— Begin DATA SHOWN —
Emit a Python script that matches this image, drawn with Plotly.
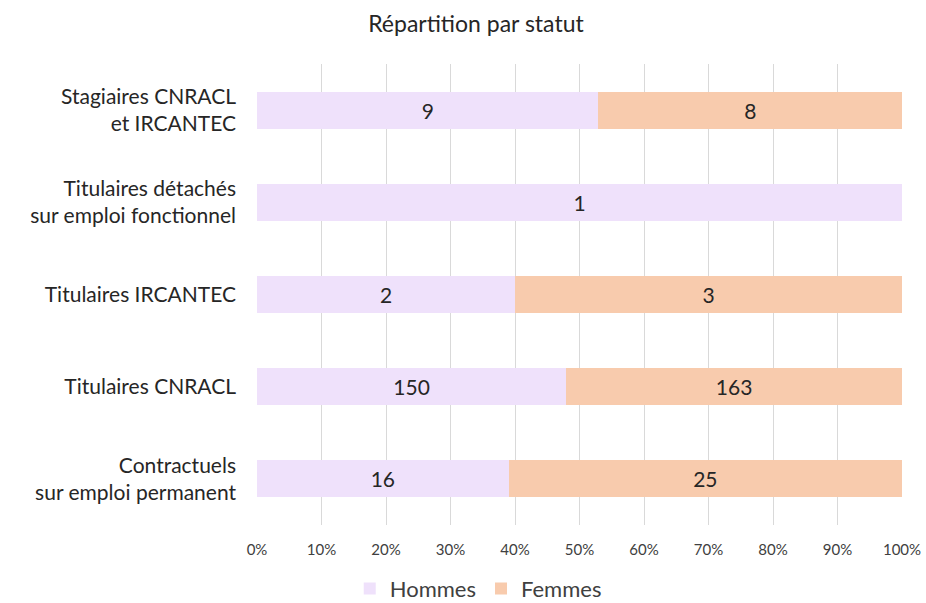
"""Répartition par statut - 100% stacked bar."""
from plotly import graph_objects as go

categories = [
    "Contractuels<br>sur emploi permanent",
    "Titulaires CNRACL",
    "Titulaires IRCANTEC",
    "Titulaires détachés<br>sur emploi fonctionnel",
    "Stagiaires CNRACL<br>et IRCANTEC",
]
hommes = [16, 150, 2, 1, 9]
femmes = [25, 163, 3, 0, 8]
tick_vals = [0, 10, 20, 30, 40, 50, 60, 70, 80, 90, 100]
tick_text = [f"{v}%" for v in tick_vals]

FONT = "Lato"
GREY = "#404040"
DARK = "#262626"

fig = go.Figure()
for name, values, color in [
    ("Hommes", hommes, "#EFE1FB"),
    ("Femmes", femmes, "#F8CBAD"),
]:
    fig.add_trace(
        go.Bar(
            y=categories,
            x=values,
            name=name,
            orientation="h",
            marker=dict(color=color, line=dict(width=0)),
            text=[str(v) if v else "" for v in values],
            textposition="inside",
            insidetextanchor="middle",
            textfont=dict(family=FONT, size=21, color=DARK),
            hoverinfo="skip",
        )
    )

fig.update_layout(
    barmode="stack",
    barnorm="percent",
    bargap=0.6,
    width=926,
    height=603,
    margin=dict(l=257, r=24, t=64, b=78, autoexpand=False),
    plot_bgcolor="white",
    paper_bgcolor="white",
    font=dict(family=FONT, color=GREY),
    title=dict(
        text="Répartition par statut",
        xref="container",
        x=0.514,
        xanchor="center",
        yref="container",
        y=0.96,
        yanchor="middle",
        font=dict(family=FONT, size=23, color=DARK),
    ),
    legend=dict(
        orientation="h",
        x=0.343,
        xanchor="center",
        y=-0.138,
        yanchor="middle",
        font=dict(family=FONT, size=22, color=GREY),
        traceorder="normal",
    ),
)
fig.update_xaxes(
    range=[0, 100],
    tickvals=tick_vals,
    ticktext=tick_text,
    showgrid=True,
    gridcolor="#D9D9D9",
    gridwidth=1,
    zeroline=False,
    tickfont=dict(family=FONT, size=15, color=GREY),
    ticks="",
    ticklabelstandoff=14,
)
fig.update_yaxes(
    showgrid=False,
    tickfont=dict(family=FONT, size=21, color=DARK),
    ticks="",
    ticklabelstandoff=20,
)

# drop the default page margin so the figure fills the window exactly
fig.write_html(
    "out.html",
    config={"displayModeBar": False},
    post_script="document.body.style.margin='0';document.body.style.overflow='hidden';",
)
— End DATA SHOWN —
◆ STATED EXERCISE
Would you set down the listing exactly, omitting pictures?

◆ RESULT BELOW
Emit a Python script that matches this image, drawn with Plotly.
"""Répartition par statut - 100% stacked bar."""
from plotly import graph_objects as go

categories = [
    "Contractuels<br>sur emploi permanent",
    "Titulaires CNRACL",
    "Titulaires IRCANTEC",
    "Titulaires détachés<br>sur emploi fonctionnel",
    "Stagiaires CNRACL<br>et IRCANTEC",
]
hommes = [16, 150, 2, 1, 9]
femmes = [25, 163, 3, 0, 8]
tick_vals = [0, 10, 20, 30, 40, 50, 60, 70, 80, 90, 100]
tick_text = [f"{v}%" for v in tick_vals]

FONT = "Lato"
GREY = "#404040"
DARK = "#262626"

fig = go.Figure()
for name, values, color in [
    ("Hommes", hommes, "#EFE1FB"),
    ("Femmes", femmes, "#F8CBAD"),
]:
    fig.add_trace(
        go.Bar(
            y=categories,
            x=values,
            name=name,
            orientation="h",
            marker=dict(color=color, line=dict(width=0)),
            text=[str(v) if v else "" for v in values],
            textposition="inside",
            insidetextanchor="middle",
            textfont=dict(family=FONT, size=21, color=DARK),
            hoverinfo="skip",
        )
    )

fig.update_layout(
    barmode="stack",
    barnorm="percent",
    bargap=0.6,
    width=926,
    height=603,
    margin=dict(l=257, r=24, t=64, b=78, autoexpand=False),
    plot_bgcolor="white",
    paper_bgcolor="white",
    font=dict(family=FONT, color=GREY),
    title=dict(
        text="Répartition par statut",
        xref="container",
        x=0.514,
        xanchor="center",
        yref="container",
        y=0.96,
        yanchor="middle",
        font=dict(family=FONT, size=23, color=DARK),
    ),
    legend=dict(
        orientation="h",
        x=0.343,
        xanchor="center",
        y=-0.138,
        yanchor="middle",
        font=dict(family=FONT, size=22, color=GREY),
        traceorder="normal",
    ),
)
fig.update_xaxes(
    range=[0, 100],
    tickvals=tick_vals,
    ticktext=tick_text,
    showgrid=True,
    gridcolor="#D9D9D9",
    gridwidth=1,
    zeroline=False,
    tickfont=dict(family=FONT, size=15, color=GREY),
    ticks="",
    ticklabelstandoff=14,
)
fig.update_yaxes(
    showgrid=False,
    tickfont=dict(family=FONT, size=21, color=DARK),
    ticks="",
    ticklabelstandoff=20,
)

# drop the default page margin so the figure fills the window exactly
fig.write_html(
    "out.html",
    config={"displayModeBar": False},
    post_script="document.body.style.margin='0';document.body.style.overflow='hidden';",
)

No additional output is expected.